TASK OBJECTIVE:
Return the lines below exactly, from the first line to the line that contains "y_minor = [m". Leave out pictures.

— START DATASET EXTRACT —

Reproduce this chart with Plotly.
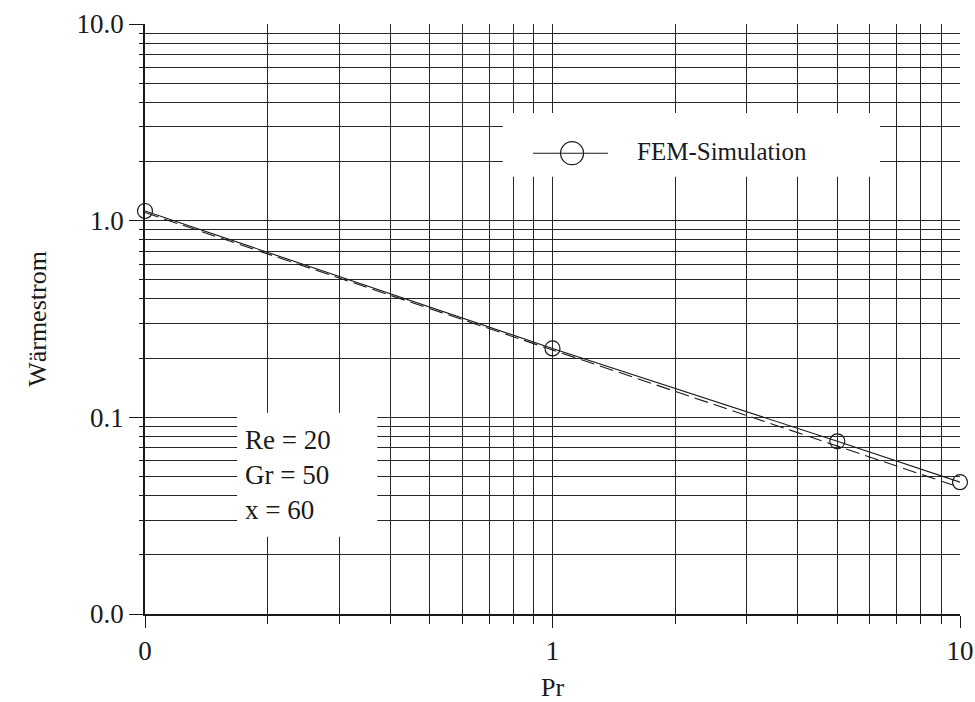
import plotly.graph_objects as go

# ---- data ----
pr_values = [0.1, 1.0, 5.0, 10.0]
heat_flow = [1.12, 0.224, 0.0755, 0.0468]

fit_pr = [0.1, 10.0]
fit_heat = [1.10, 0.0440]

x_major = [0.1, 1, 10]
x_major_text = ["0", "1", "10"]
y_major = [0.01, 0.1, 1, 10]
y_major_text = ["0.0", "0.1", "1.0", "10.0"]
x_minor = [m * d for d in (0.1, 1) for m in range(2, 10)]
y_minor = [m * d for d in (0.01, 0.1, 1) for m in range(2, 10)]

legend_label = "FEM-Simulation"
params_text = "Re = 20<br>Gr = 50<br>x = 60"

FONT = "Liberation Serif, Times New Roman, serif"
INK = "#1a1a1a"
GRID = "#262626"

fig = go.Figure()

fig.add_trace(go.Scatter(
    x=fit_pr, y=fit_heat, mode="lines",
    line=dict(color=INK, width=1.1, dash="14px,6px"),
    showlegend=False, hoverinfo="skip", cliponaxis=False,
))
fig.add_trace(go.Scatter(
    x=pr_values, y=heat_flow, mode="lines+markers",
    line=dict(color=INK, width=1.1),
    marker=dict(symbol="circle-open", size=15, color=INK, line=dict(width=1.2)),
    name=legend_label, showlegend=False, cliponaxis=False,
))

axis_common = dict(
    type="log", automargin=False,
    showline=True, linecolor=INK, linewidth=1.6,
    ticks="outside", tickcolor=INK, tickwidth=1.4,
    showgrid=True, gridcolor=GRID, gridwidth=1.3,
    zeroline=False, mirror=False,
    tickfont=dict(family=FONT, size=27, color=INK),
    title_font=dict(family=FONT, size=26, color=INK),
)

fig.update_xaxes(
    **axis_common,
    range=[-1, 1],
    tickmode="array", tickvals=x_major, ticktext=x_major_text, ticklen=12,
    minor=dict(tickmode="array", tickvals=x_minor, ticks="outside", ticklen=8,
               tickcolor=INK, tickwidth=1.3, showgrid=True, gridcolor=GRID, gridwidth=1.3),
    title_text="Pr", title_standoff=15,
)
fig.update_yaxes(
    **axis_common,
    range=[-2, 1],
    tickmode="array", tickvals=y_major, ticktext=y_major_text, ticklen=14,
    minor=dict(tickmode="array", tickvals=y_minor, ticks="outside", ticklen=4,
               tickcolor=INK, tickwidth=1.3, showgrid=True, gridcolor=GRID, gridwidth=1.3),
    title_text="Wärmestrom", title_standoff=22,
)

shapes = [
    # white box behind the legend
    dict(type="rect", xref="paper", yref="paper", x0=0.439, x1=0.902, y0=0.741, y1=0.849,
         fillcolor="white", line=dict(width=0), layer="above"),
    # white box behind the parameter text
    dict(type="rect", xref="paper", yref="paper", x0=0.113, x1=0.285, y0=0.131, y1=0.341,
         fillcolor="white", line=dict(width=0), layer="above"),
    # legend sample line
    dict(type="line", xref="paper", yref="paper", x0=0.476, x1=0.568, y0=0.781, y1=0.781,
         line=dict(color=INK, width=1.1), layer="above"),
    # legend sample circle
    dict(type="circle", xref="paper", yref="paper", xsizemode="pixel", ysizemode="pixel",
         xanchor=0.524, yanchor=0.781, x0=-11.5, x1=11.5, y0=-11.5, y1=11.5,
         line=dict(color=INK, width=1.2), fillcolor="rgba(0,0,0,0)", layer="above"),
]

annotations = [
    dict(xref="paper", yref="paper", x=0.601, y=0.784, xanchor="left", yanchor="middle",
         text=legend_label, showarrow=False, font=dict(family=FONT, size=25, color=INK)),
    dict(xref="paper", yref="paper", x=0.120, y=0.236, xanchor="left", yanchor="middle",
         text=params_text, showarrow=False, align="left",
         font=dict(family=FONT, size=27, color=INK)),
]

fig.update_layout(
    width=975, height=702,
    margin=dict(l=145, r=15, t=24, b=88),
    paper_bgcolor="white", plot_bgcolor="white",
    showlegend=False,
    shapes=shapes, annotations=annotations,
    font=dict(family=FONT, color=INK),
)

fig.write_html("out.html")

— END DATASET EXTRACT —

SOLVED EXERCISE:
Reproduce this chart with Plotly.
import plotly.graph_objects as go

# ---- data ----
pr_values = [0.1, 1.0, 5.0, 10.0]
heat_flow = [1.12, 0.224, 0.0755, 0.0468]

fit_pr = [0.1, 10.0]
fit_heat = [1.10, 0.0440]

x_major = [0.1, 1, 10]
x_major_text = ["0", "1", "10"]
y_major = [0.01, 0.1, 1, 10]
y_major_text = ["0.0", "0.1", "1.0", "10.0"]
x_minor = [m * d for d in (0.1, 1) for m in range(2, 10)]
y_minor = [m * d for d in (0.01, 0.1, 1) for m in range(2, 10)]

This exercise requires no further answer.